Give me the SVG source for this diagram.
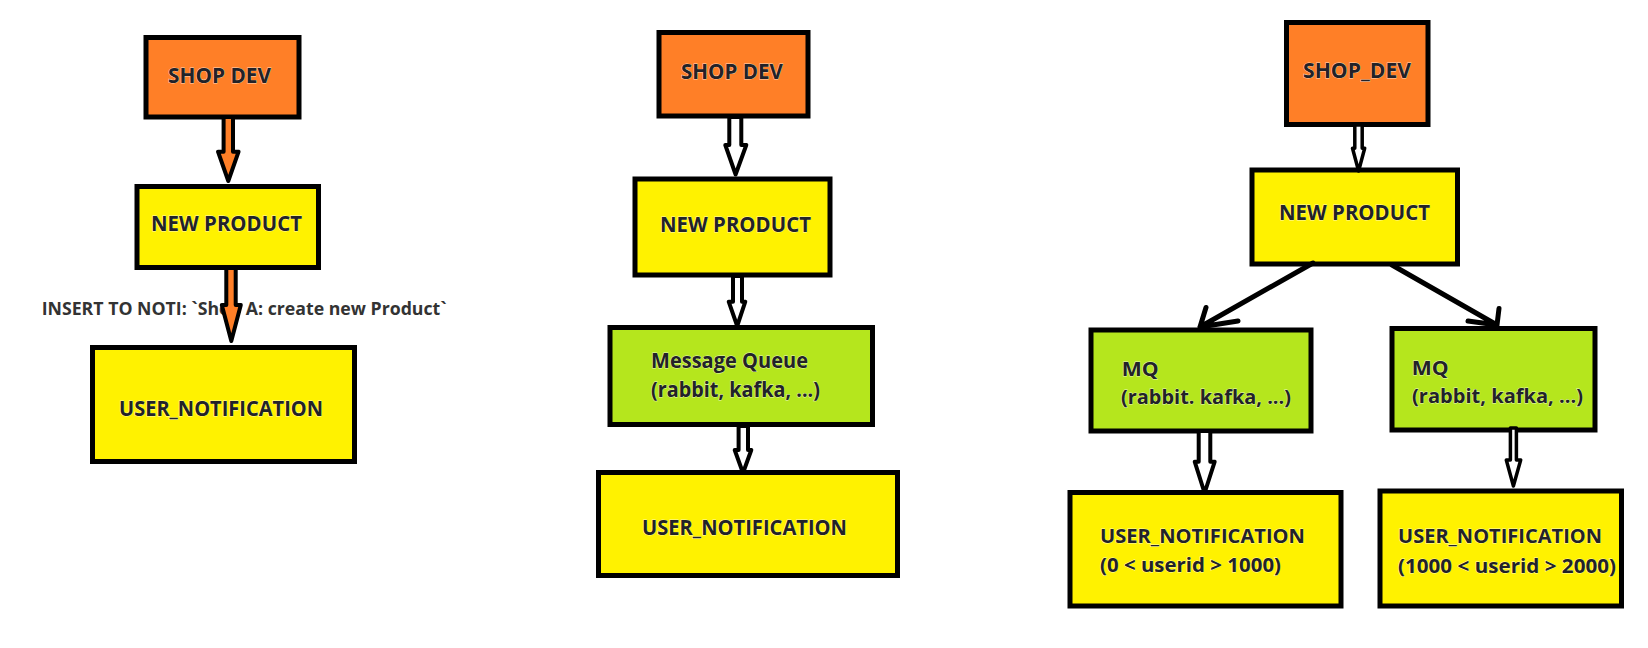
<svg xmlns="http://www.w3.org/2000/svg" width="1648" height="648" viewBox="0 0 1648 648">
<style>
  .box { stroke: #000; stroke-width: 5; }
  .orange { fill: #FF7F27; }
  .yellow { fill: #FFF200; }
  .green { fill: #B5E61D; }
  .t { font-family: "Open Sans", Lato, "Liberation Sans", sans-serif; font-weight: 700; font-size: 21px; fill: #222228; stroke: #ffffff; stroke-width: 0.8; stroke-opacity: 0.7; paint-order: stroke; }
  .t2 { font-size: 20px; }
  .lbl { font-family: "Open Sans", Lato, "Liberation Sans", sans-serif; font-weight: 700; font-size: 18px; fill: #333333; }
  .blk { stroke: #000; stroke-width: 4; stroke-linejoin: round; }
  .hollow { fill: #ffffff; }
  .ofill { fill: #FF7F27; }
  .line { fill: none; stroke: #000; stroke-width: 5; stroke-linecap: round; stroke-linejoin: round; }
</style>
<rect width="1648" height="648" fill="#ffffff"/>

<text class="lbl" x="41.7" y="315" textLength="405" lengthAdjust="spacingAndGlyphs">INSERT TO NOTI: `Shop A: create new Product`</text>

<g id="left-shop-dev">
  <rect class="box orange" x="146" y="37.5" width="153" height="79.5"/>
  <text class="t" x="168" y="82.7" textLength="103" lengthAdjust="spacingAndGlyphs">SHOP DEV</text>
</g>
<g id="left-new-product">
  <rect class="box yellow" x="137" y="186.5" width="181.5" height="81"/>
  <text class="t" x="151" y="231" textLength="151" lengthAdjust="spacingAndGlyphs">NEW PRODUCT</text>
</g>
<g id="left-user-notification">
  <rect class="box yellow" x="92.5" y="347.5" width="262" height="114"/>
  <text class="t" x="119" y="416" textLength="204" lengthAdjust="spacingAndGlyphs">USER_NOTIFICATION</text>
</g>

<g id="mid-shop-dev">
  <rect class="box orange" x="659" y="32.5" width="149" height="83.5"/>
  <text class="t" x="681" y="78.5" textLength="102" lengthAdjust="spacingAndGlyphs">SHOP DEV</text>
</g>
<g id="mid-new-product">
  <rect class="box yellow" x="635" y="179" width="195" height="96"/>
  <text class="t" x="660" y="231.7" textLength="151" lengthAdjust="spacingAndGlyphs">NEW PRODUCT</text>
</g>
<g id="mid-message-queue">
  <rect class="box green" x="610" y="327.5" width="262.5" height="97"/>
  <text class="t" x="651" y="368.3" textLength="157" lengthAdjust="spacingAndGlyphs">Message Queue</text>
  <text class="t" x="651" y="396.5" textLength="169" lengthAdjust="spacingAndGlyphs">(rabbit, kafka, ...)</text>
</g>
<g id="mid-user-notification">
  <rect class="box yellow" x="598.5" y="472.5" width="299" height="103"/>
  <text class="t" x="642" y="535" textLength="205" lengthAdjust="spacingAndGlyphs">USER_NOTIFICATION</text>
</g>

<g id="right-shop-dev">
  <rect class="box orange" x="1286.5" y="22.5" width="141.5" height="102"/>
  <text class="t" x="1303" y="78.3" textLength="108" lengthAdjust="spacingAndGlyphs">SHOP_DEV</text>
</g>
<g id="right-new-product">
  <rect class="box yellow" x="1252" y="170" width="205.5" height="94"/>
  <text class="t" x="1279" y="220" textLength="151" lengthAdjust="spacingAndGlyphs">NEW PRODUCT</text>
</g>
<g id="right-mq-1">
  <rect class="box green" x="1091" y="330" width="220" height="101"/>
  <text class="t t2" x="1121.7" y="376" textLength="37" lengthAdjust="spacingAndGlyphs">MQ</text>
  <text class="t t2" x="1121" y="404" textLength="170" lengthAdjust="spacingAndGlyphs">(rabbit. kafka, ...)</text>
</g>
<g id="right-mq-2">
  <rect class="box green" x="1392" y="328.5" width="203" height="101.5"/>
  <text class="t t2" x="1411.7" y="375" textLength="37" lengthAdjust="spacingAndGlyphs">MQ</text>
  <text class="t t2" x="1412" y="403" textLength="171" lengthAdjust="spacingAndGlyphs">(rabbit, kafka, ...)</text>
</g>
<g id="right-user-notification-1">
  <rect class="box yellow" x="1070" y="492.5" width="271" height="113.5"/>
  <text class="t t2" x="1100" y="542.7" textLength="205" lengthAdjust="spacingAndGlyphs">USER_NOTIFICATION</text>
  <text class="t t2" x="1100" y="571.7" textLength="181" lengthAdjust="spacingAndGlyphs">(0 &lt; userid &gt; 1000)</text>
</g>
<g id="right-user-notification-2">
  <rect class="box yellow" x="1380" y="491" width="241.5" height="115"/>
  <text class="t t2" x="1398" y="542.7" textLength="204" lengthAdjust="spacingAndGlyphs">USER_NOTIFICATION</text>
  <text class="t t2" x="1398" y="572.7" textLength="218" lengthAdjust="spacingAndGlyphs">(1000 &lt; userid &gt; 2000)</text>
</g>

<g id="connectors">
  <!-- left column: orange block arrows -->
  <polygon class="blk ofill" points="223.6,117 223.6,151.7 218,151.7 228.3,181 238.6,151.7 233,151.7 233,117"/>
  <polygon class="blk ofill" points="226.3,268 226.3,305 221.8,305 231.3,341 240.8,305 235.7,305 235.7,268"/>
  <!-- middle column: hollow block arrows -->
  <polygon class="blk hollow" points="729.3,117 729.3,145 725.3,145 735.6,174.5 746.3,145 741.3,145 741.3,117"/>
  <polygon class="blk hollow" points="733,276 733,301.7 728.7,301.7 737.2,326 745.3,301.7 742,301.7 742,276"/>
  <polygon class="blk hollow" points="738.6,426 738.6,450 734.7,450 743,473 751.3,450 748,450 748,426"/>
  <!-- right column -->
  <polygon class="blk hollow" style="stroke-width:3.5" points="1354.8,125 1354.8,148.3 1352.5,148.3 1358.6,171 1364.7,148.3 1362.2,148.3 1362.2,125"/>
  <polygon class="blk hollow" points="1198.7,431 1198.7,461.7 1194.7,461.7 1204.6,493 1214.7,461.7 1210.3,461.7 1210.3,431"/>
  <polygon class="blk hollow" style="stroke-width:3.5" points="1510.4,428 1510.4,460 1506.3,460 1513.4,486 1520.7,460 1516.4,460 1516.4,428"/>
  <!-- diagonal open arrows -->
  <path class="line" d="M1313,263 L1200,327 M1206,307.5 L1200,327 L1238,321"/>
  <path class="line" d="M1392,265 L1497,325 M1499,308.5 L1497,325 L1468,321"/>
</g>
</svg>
--------
• _TASK_
Write out each line of the data exactly; the images should be left out.

• _FULL SOLUTION_
Give me the SVG source for this diagram.
<svg xmlns="http://www.w3.org/2000/svg" width="1648" height="648" viewBox="0 0 1648 648">
<style>
  .box { stroke: #000; stroke-width: 5; }
  .orange { fill: #FF7F27; }
  .yellow { fill: #FFF200; }
  .green { fill: #B5E61D; }
  .t { font-family: "Open Sans", Lato, "Liberation Sans", sans-serif; font-weight: 700; font-size: 21px; fill: #222228; stroke: #ffffff; stroke-width: 0.8; stroke-opacity: 0.7; paint-order: stroke; }
  .t2 { font-size: 20px; }
  .lbl { font-family: "Open Sans", Lato, "Liberation Sans", sans-serif; font-weight: 700; font-size: 18px; fill: #333333; }
  .blk { stroke: #000; stroke-width: 4; stroke-linejoin: round; }
  .hollow { fill: #ffffff; }
  .ofill { fill: #FF7F27; }
  .line { fill: none; stroke: #000; stroke-width: 5; stroke-linecap: round; stroke-linejoin: round; }
</style>
<rect width="1648" height="648" fill="#ffffff"/>

<text class="lbl" x="41.7" y="315" textLength="405" lengthAdjust="spacingAndGlyphs">INSERT TO NOTI: `Shop A: create new Product`</text>

<g id="left-shop-dev">
  <rect class="box orange" x="146" y="37.5" width="153" height="79.5"/>
  <text class="t" x="168" y="82.7" textLength="103" lengthAdjust="spacingAndGlyphs">SHOP DEV</text>
</g>
<g id="left-new-product">
  <rect class="box yellow" x="137" y="186.5" width="181.5" height="81"/>
  <text class="t" x="151" y="231" textLength="151" lengthAdjust="spacingAndGlyphs">NEW PRODUCT</text>
</g>
<g id="left-user-notification">
  <rect class="box yellow" x="92.5" y="347.5" width="262" height="114"/>
  <text class="t" x="119" y="416" textLength="204" lengthAdjust="spacingAndGlyphs">USER_NOTIFICATION</text>
</g>

<g id="mid-shop-dev">
  <rect class="box orange" x="659" y="32.5" width="149" height="83.5"/>
  <text class="t" x="681" y="78.5" textLength="102" lengthAdjust="spacingAndGlyphs">SHOP DEV</text>
</g>
<g id="mid-new-product">
  <rect class="box yellow" x="635" y="179" width="195" height="96"/>
  <text class="t" x="660" y="231.7" textLength="151" lengthAdjust="spacingAndGlyphs">NEW PRODUCT</text>
</g>
<g id="mid-message-queue">
  <rect class="box green" x="610" y="327.5" width="262.5" height="97"/>
  <text class="t" x="651" y="368.3" textLength="157" lengthAdjust="spacingAndGlyphs">Message Queue</text>
  <text class="t" x="651" y="396.5" textLength="169" lengthAdjust="spacingAndGlyphs">(rabbit, kafka, ...)</text>
</g>
<g id="mid-user-notification">
  <rect class="box yellow" x="598.5" y="472.5" width="299" height="103"/>
  <text class="t" x="642" y="535" textLength="205" lengthAdjust="spacingAndGlyphs">USER_NOTIFICATION</text>
</g>

<g id="right-shop-dev">
  <rect class="box orange" x="1286.5" y="22.5" width="141.5" height="102"/>
  <text class="t" x="1303" y="78.3" textLength="108" lengthAdjust="spacingAndGlyphs">SHOP_DEV</text>
</g>
<g id="right-new-product">
  <rect class="box yellow" x="1252" y="170" width="205.5" height="94"/>
  <text class="t" x="1279" y="220" textLength="151" lengthAdjust="spacingAndGlyphs">NEW PRODUCT</text>
</g>
<g id="right-mq-1">
  <rect class="box green" x="1091" y="330" width="220" height="101"/>
  <text class="t t2" x="1121.7" y="376" textLength="37" lengthAdjust="spacingAndGlyphs">MQ</text>
  <text class="t t2" x="1121" y="404" textLength="170" lengthAdjust="spacingAndGlyphs">(rabbit. kafka, ...)</text>
</g>
<g id="right-mq-2">
  <rect class="box green" x="1392" y="328.5" width="203" height="101.5"/>
  <text class="t t2" x="1411.7" y="375" textLength="37" lengthAdjust="spacingAndGlyphs">MQ</text>
  <text class="t t2" x="1412" y="403" textLength="171" lengthAdjust="spacingAndGlyphs">(rabbit, kafka, ...)</text>
</g>
<g id="right-user-notification-1">
  <rect class="box yellow" x="1070" y="492.5" width="271" height="113.5"/>
  <text class="t t2" x="1100" y="542.7" textLength="205" lengthAdjust="spacingAndGlyphs">USER_NOTIFICATION</text>
  <text class="t t2" x="1100" y="571.7" textLength="181" lengthAdjust="spacingAndGlyphs">(0 &lt; userid &gt; 1000)</text>
</g>
<g id="right-user-notification-2">
  <rect class="box yellow" x="1380" y="491" width="241.5" height="115"/>
  <text class="t t2" x="1398" y="542.7" textLength="204" lengthAdjust="spacingAndGlyphs">USER_NOTIFICATION</text>
  <text class="t t2" x="1398" y="572.7" textLength="218" lengthAdjust="spacingAndGlyphs">(1000 &lt; userid &gt; 2000)</text>
</g>

<g id="connectors">
  <!-- left column: orange block arrows -->
  <polygon class="blk ofill" points="223.6,117 223.6,151.7 218,151.7 228.3,181 238.6,151.7 233,151.7 233,117"/>
  <polygon class="blk ofill" points="226.3,268 226.3,305 221.8,305 231.3,341 240.8,305 235.7,305 235.7,268"/>
  <!-- middle column: hollow block arrows -->
  <polygon class="blk hollow" points="729.3,117 729.3,145 725.3,145 735.6,174.5 746.3,145 741.3,145 741.3,117"/>
  <polygon class="blk hollow" points="733,276 733,301.7 728.7,301.7 737.2,326 745.3,301.7 742,301.7 742,276"/>
  <polygon class="blk hollow" points="738.6,426 738.6,450 734.7,450 743,473 751.3,450 748,450 748,426"/>
  <!-- right column -->
  <polygon class="blk hollow" style="stroke-width:3.5" points="1354.8,125 1354.8,148.3 1352.5,148.3 1358.6,171 1364.7,148.3 1362.2,148.3 1362.2,125"/>
  <polygon class="blk hollow" points="1198.7,431 1198.7,461.7 1194.7,461.7 1204.6,493 1214.7,461.7 1210.3,461.7 1210.3,431"/>
  <polygon class="blk hollow" style="stroke-width:3.5" points="1510.4,428 1510.4,460 1506.3,460 1513.4,486 1520.7,460 1516.4,460 1516.4,428"/>
  <!-- diagonal open arrows -->
  <path class="line" d="M1313,263 L1200,327 M1206,307.5 L1200,327 L1238,321"/>
  <path class="line" d="M1392,265 L1497,325 M1499,308.5 L1497,325 L1468,321"/>
</g>
</svg>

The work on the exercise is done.